So if I'm writing Python with Codex, let's say, then whenever I start to write a function I have a choice of implementation languages: Python, or Codex prompt.  Codex is helpful when the prompt is easier to write than the Python implementation would have been.  The question isn't just "can I write a prompt that will elicit good-enough Python?", it's "is writing the prompt easier, or harder, than writing the Python?"  This is why I am not excited by very low-level prompts like "takes the difference between the set s and the set t"; once you understand your problem well enough to write a prompt like that, writing the actual code is only hard if you don't know Python well.  And if you don't know Python well, using Codex to generate it is a little risky, since then you won't be able to catch its silly mistakes.

I will write about the context window thing too, since I think it's close to the heart of our disagreement, but for now I'm out of time.
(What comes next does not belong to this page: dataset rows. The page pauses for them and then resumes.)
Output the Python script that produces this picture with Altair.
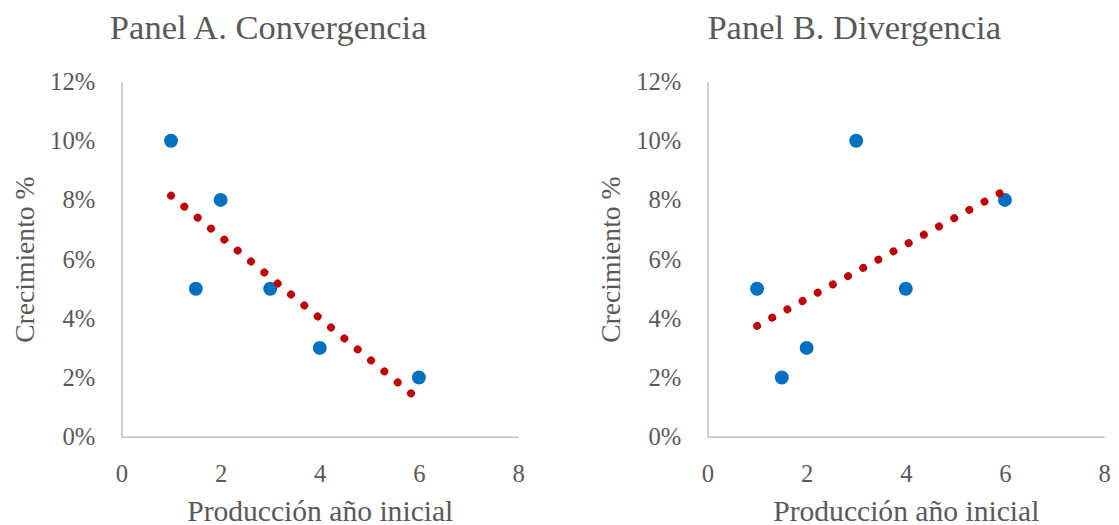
import altair as alt
import pandas as pd

# Data
x_a = [1, 1.5, 2, 3, 4, 6]
y_a = [0.10, 0.05, 0.08, 0.05, 0.03, 0.02]
x_b = [1, 1.5, 2, 3, 4, 6]
y_b = [0.05, 0.02, 0.03, 0.10, 0.05, 0.08]
x_ticks = [0, 2, 4, 6, 8]
y_ticks = [0, 0.02, 0.04, 0.06, 0.08, 0.10, 0.12]
panel_titles = ["Panel A. Convergencia", "Panel B. Divergencia"]
x_title = "Producción año inicial"
y_title = "Crecimiento %"

FONT = "Liberation Serif"
GRAY = "#595959"
BLUE = "#0070C0"
RED = "#C00000"
AXIS = "#BFBFBF"


def panel(xs, ys, title):
    df = pd.DataFrame({"x": xs, "y": ys})
    x_enc = alt.X(
        "x:Q",
        scale=alt.Scale(domain=[0, 8], nice=False, zero=False),
        axis=alt.Axis(
            values=x_ticks, format="d", title=x_title, grid=False, ticks=False, tickSize=0,
            labelFlush=False,
            domainColor=AXIS, domainWidth=1.5, labelFont=FONT, labelFontSize=25,
            labelColor=GRAY, labelPadding=25, titleFont=FONT, titleFontSize=30,
            titleFontWeight="normal", titleColor=GRAY, titlePadding=11,
        ),
    )
    y_enc = alt.Y(
        "y:Q",
        scale=alt.Scale(domain=[0, 0.12], nice=False, zero=False),
        axis=alt.Axis(
            values=y_ticks, format=".0%", title=y_title, grid=False, ticks=False, tickSize=0,
            labelFlush=False,
            domainColor=AXIS, domainWidth=1.5, labelFont=FONT, labelFontSize=25,
            labelColor=GRAY, labelPadding=27, titleFont=FONT, titleFontSize=28,
            titleFontWeight="normal", titleColor=GRAY, titlePadding=10,
        ),
    )
    base = alt.Chart(df)
    pts = base.mark_circle(size=200, color=BLUE, opacity=1).encode(x=x_enc, y=y_enc)
    trend = (
        base.transform_regression("x", "y", extent=[1, 6])
        .mark_line(color=RED, strokeWidth=8, strokeCap="round", strokeDash=[0.01, 17.5])
        .encode(x="x:Q", y="y:Q")
    )
    return alt.layer(pts, trend).properties(
        width=402,
        height=360,
        title=alt.TitleParams(
            title, font=FONT, fontSize=35, fontWeight="normal", color=GRAY,
            offset=24, frame="bounds", anchor="middle",
        ),
    )


chart = (
    alt.hconcat(panel(x_a, y_a, panel_titles[0]), panel(x_b, y_b, panel_titles[1]), spacing=74)
    .configure_view(stroke=None)
    .properties(padding={"left": 4, "top": 0, "right": 0, "bottom": 0})
)

chart.save("out.html", embed_options={"renderer": "svg", "actions": False})
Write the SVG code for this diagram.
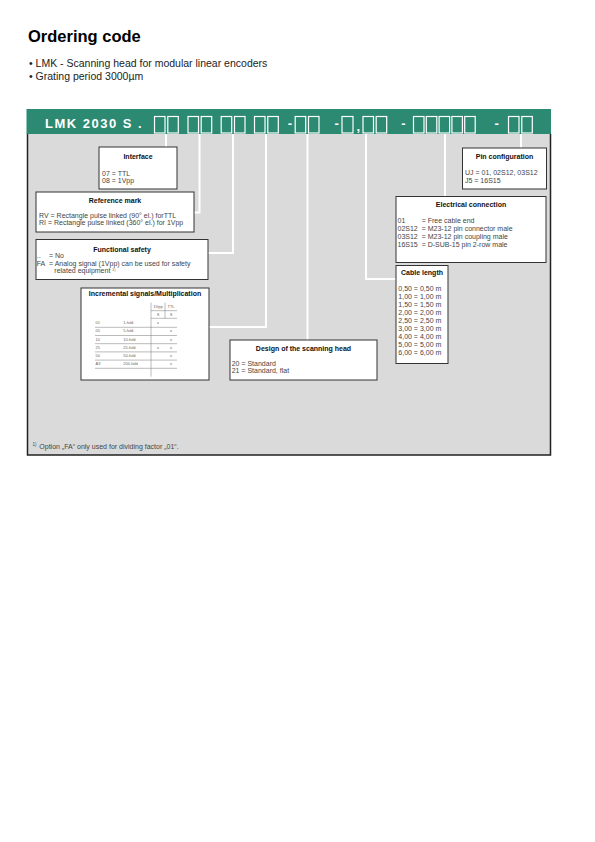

Thanks for natural language stochastic compiler explanation, makes a lot of sense. I broadly get a sense of what you mean by "context window" since people have been mentioning that quite a lot when talking about GPT-3. As for whether it makes sense to write docstrings for trivial things, I think this is only pointing at the Codex demo examples where people write docstrings and get results, but for most of my use cases, and when it gets really interesting, is when it auto-completes 1) while I'm writing 2) when I'm done writing and it guesses the next line 3) when I start a line by "return " or "x = " and wait for his auto-completion. Here, I would have no idea how to formulate it in the docstring, I just generally trust its ability to follow the logic of the code that precedes it (and I find it useful most of the time).